We see that the Christian view of language totally contradicts the evolutionary view of language. Christianity is a top-down religion, with God as the revealer from the top, while in evolution Man is the discoverer from the bottom. Naturally, a discoverer is always limited to approximation since he does not have full knowledge, whereas a revealer knows all things and therefore there is true correspondence. Humans of course do not know all things, but we are using the tool by the God who knows all things, and thus we "discover" knowing that the tool given is not a mere approximation.

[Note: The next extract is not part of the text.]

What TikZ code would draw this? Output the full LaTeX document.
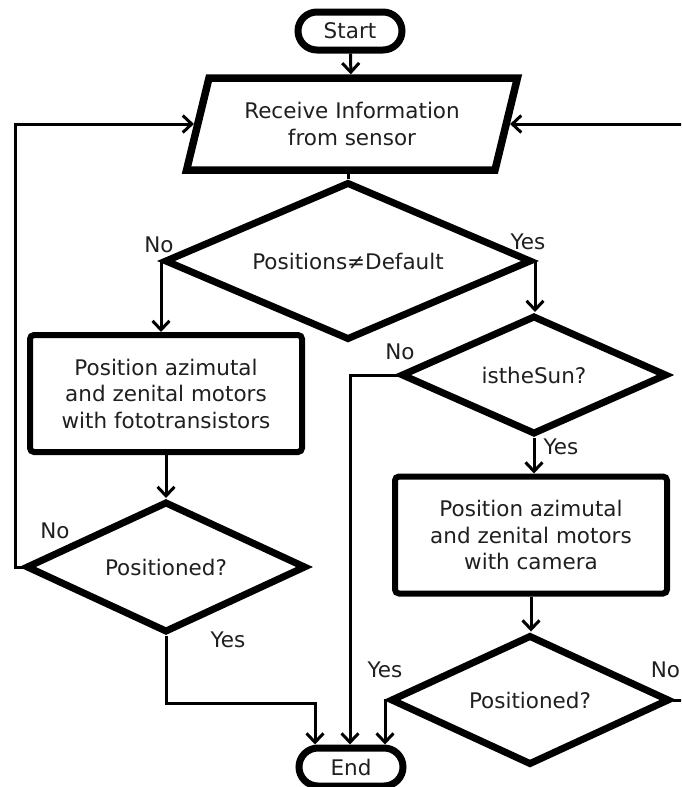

Perhaps an analogy here would help. The evolutionist would have humanity like a man trapped in a huge maze without maps or tools. Such a person would blunder along trying to figure out the workings of the maze. Man under His creator however is like a man in the maze with a device that, because it has been programed with the maze layout, can show the man the way out, yet it shows only the direction not the entire map. So while the man in the evolutionary scenario can only approximate a way out (until he finds a way out i.e. gains complete knowledge), the man under His Creator knows the way out, yet He does so step by step (i.e. without complete knowledge). The competency of language therefore is not because of Man, but because of God who composes it.

Going back to Lindbeck's theories of religion, it is evident that the rejected first option must be the Christian option, though certainly it is not in line with the supposed "established" theory of evolution. Christianity is propositional, though not merely made of propositions (a common straw-man). Language, culture and true religion did not arise from play or ritual, but rather are all given by God to Adam and Eve in their created state in the Garden of Eden.